Not being able to experience a relationship with one individual that includes sexual intimacy is a harsh and lonely reality for Christian homosexuals. But being in a Christian community and joining in the sacraments of the community should provide comfort, strength and support—not hate and alienation.
The Christian community was never meant to be the club for people who’ve made it spiritually; it’s definitely not full of perfect individuals (as many of you have found out). We don’t ignore and/or endorse sin, but we are re-learning the reality that we are all sinners and only renewed by the grace of God. We are devastated by the hurt that the church has caused—intentionally or unintentionally to homosexuals.
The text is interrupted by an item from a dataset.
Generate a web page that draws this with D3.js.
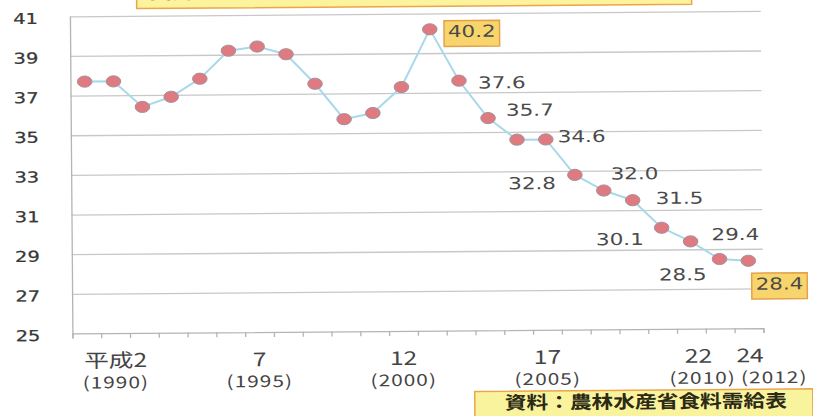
<!DOCTYPE html>
<html>
<head>
<meta charset="utf-8">
<script src="https://cdn.jsdelivr.net/npm/d3@7"></script>
<style>
  html, body { margin: 0; padding: 0; background: #fff; }
  svg { display: block; }
</style>
</head>
<body>
<svg id="chart" width="813" height="416"></svg>
<script>
// 魚介類の1人1年当たり消費量（kg）平成元年(1989)〜平成24年(2012)
const years = d3.range(1989, 2013);
const consumption = [
  37.7, 37.7, 36.4, 36.9, 37.8, 39.2, 39.4, 39.0, 37.5, 35.7, 36.0, 37.3,
  40.2, 37.6, 35.7, 34.6, 34.6, 32.8, 32.0, 31.5, 30.1, 29.4, 28.5, 28.4
];
const yTicks = [25, 27, 29, 31, 33, 35, 37, 39, 41];
const xLabelYears = [1990, 1995, 2000, 2005, 2010, 2012];
const xLabelEra = ["平成2", "7", "12", "17", "22", "24"];
const xLabelWestern = ["(1990)", "(1995)", "(2000)", "(2005)", "(2010)", "(2012)"];
const labelledYears = [2001, 2002, 2003, 2005, 2006, 2007, 2008, 2009, 2010, 2011, 2012];
const boxedYears = [2001, 2012];
const titleText = "食用魚介類の1人1年当たり消費量の推移（kg）";
const sourceText = "資料：農林水産省食料需給表";

// where each value label sits relative to its marker (screen px)
const labelPlacement = {
  2001: { anchor: "middle", dx: 42, dy: 0 },
  2002: { anchor: "start", dx: 19, dy: 2 },
  2003: { anchor: "start", dx: 18, dy: -8 },
  2005: { anchor: "start", dx: 12, dy: -3 },
  2006: { anchor: "end", dx: -19, dy: 8 },
  2007: { anchor: "start", dx: 7, dy: -17 },
  2008: { anchor: "start", dx: 23, dy: -2 },
  2009: { anchor: "end", dx: -18, dy: 11 },
  2010: { anchor: "start", dx: 21, dy: -7 },
  2011: { anchor: "end", dx: -13, dy: 15 },
  2012: { anchor: "middle", dx: 31, dy: 21 }
};
// small nudges of the two-line year labels (screen px): [era line, western line]
const xLabelNudge = { 2010: [7, 11], 2012: [1, 25] };

const SX = 1.3;              // horizontal stretch of the drawing
const data = years.map((year, i) => ({ year, value: consumption[i] }));

const svg = d3.select("#chart");
const tilt = svg.append("g").attr("transform", "rotate(-0.45 400 172)");
const g = tilt.append("g").attr("transform", `scale(${SX},1)`);

const x = d3.scaleBand().domain(years).range([71 / SX, 762 / SX]).padding(0);
const cx = yr => x(yr) + x.bandwidth() / 2;
const y = d3.scaleLinear().domain([25, 41]).range([330.9, 13.7]);
const xEdges = d3.scaleLinear().domain([0, years.length]).range(x.range());
const plotW = x.range()[1] - x.range()[0];

// horizontal gridlines
const grid = g.append("g")
  .attr("transform", `translate(${x.range()[0]},0)`)
  .call(d3.axisLeft(y).tickValues(yTicks.filter(t => t > 25)).tickSize(-plotW).tickFormat(""));
grid.select(".domain").remove();
grid.selectAll("line")
  .attr("stroke", "#c8c8c8")
  .attr("stroke-width", 1.3)
  .attr("vector-effect", "non-scaling-stroke");

// y axis labels and vertical axis line
const yAxis = g.append("g")
  .attr("transform", `translate(${x.range()[0]},0)`)
  .call(d3.axisLeft(y).tickValues(yTicks).tickSize(0).tickPadding(24.5));
yAxis.select(".domain")
  .attr("stroke", "#b4b4b4")
  .attr("stroke-width", 1.3)
  .attr("vector-effect", "non-scaling-stroke");
yAxis.selectAll("text")
  .attr("font-family", "'DejaVu Sans', Verdana, sans-serif")
  .attr("font-size", 15)
  .attr("fill", "#383838")
  .attr("stroke", "#383838")
  .attr("stroke-width", 0.25)
  .attr("dy", "0.45em");

// x axis with tick marks on category boundaries
const xAxis = g.append("g")
  .attr("transform", `translate(0,${y(25)})`)
  .call(d3.axisBottom(xEdges).tickValues(d3.range(0, years.length + 1)).tickSize(5).tickFormat(""));
xAxis.selectAll("path, line")
  .attr("stroke", "#b4b4b4")
  .attr("stroke-width", 1.3)
  .attr("vector-effect", "non-scaling-stroke");

// year labels
const xl = g.append("g").attr("font-family", "'Noto Sans CJK JP', sans-serif").attr("fill", "#444");
xLabelYears.forEach((yr, i) => {
  const nudge = xLabelNudge[yr] || [0, 0];
  xl.append("text")
    .attr("x", cx(yr) + nudge[0] / SX)
    .attr("y", 365)
    .attr("text-anchor", "middle")
    .attr("font-size", 19)
    .text(xLabelEra[i]);
  xl.append("text")
    .attr("x", cx(yr) + nudge[1] / SX)
    .attr("y", 386)
    .attr("text-anchor", "middle")
    .attr("font-size", 16)
    .attr("letter-spacing", 0.8)
    .text(xLabelWestern[i]);
});

// the series line
g.append("path")
  .datum(data)
  .attr("fill", "none")
  .attr("stroke", "#a8d9ea")
  .attr("stroke-width", 2)
  .attr("vector-effect", "non-scaling-stroke")
  .attr("d", d3.line().x(d => cx(d.year)).y(d => y(d.value)));

// markers
g.append("g")
  .selectAll("circle")
  .data(data)
  .join("circle")
  .attr("cx", d => cx(d.year))
  .attr("cy", d => y(d.value))
  .attr("r", 5.6)
  .attr("fill", "#df7b80")
  .attr("stroke", "#a3909c")
  .attr("stroke-width", 1)
  .attr("vector-effect", "non-scaling-stroke");

// value labels
const vl = g.append("g");
data.filter(d => labelledYears.includes(d.year)).forEach(d => {
  const p = labelPlacement[d.year];
  const boxed = boxedYears.includes(d.year);
  const grp = vl.append("g");
  const t = grp.append("text")
    .attr("x", cx(d.year) + p.dx / SX)
    .attr("y", y(d.value) + p.dy)
    .attr("dy", "0.36em")
    .attr("text-anchor", p.anchor)
    .attr("font-family", "'DejaVu Sans', Verdana, sans-serif")
    .attr("font-size", 16.5)
    .attr("fill", "#4a4a4a")
    .text(d.value.toFixed(1));
  if (boxed) {
    const b = t.node().getBBox();
    grp.insert("rect", "text")
      .attr("x", b.x - 3)
      .attr("y", b.y + 1)
      .attr("width", b.width + 6)
      .attr("height", b.height + 6)
      .attr("fill", "#f8d56c")
      .attr("stroke", "#e2a24c")
      .attr("stroke-width", 1.5)
      .attr("vector-effect", "non-scaling-stroke");
    t.attr("y", +t.attr("y") + 2);
  }
});

// title box (runs off the top edge)
g.append("rect")
  .attr("x", 138 / SX).attr("y", -30)
  .attr("width", (693 - 138) / SX).attr("height", 36.5)
  .attr("fill", "#fcf39c")
  .attr("stroke", "#e9a64b")
  .attr("stroke-width", 1.5)
  .attr("vector-effect", "non-scaling-stroke");
g.append("text")
  .attr("x", 400 / SX).attr("y", -3)
  .attr("text-anchor", "middle")
  .attr("font-family", "'Noto Sans CJK JP', sans-serif")
  .attr("font-weight", "bold")
  .attr("font-size", 18)
  .attr("fill", "#555")
  .text(titleText);

// source note
g.append("rect")
  .attr("x", 473 / SX).attr("y", 392)
  .attr("width", (811 - 473) / SX).attr("height", 40)
  .attr("fill", "#faf39d")
  .attr("stroke", "#e9a64b")
  .attr("stroke-width", 1.5)
  .attr("vector-effect", "non-scaling-stroke");
g.append("text")
  .attr("x", 503 / SX).attr("y", 410)
  .attr("font-family", "'Noto Sans CJK JP', sans-serif")
  .attr("font-weight", "bold")
  .attr("font-size", 18)
  .attr("fill", "#2b2a14")
  .attr("textLength", 282 / SX)
  .attr("lengthAdjust", "spacingAndGlyphs")
  .text(sourceText);
</script>
</body>
</html>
We can strive to love and accept all people in our community, just like Jesus did.
As Christians, the reality that we’ve lost sight of is that addiction, abuse, abortion, infidelity, limited parental involvement, and lack of commitment among heterosexuals (including Christians) have been far more devastating on marriage and the family than same-sex marriage. In all honesty, we ought to be prioritizing our focus on these bigger issues for the sake of our communities.
- We have often failed to separate our long-held beliefs from discrimination towards LGBTQ+ (lesbian, gay, bi-sexual, transgender, queer +) people, and for that, there is no excuse.
- We have marginalized LGBTQ+ folks and disparaged their individual identity causing untold pain and even suicide, and for that, there is no excuse.
- Our personal feelings toward homosexuality have clouded our love for LGBTQ+ people, and for that, there is no excuse.
- We have not carried the burden of loneliness with homosexual folks who decide not to act on their sexual desires, and for that, there is no excuse.
- We have not treated LGBTQ+ people like we would our own children or family, and for that, there is no excuse.
- Our lifestyle as Christians has been inconsistent with what Jesus called us to do, and for that, there is no excuse.
If you have homosexual tendencies and feel ostracized by the church, keep looking. You are not alone, and you can find a community of Jesus-loving people who will welcome you and provide sanctuary for you. Your sexual orientation does not have to prevent you from knowing and loving Jesus. If he were here today, he would hold you and get to know you and love you unconditionally. There are Christians who can put their pride behind them and do the same.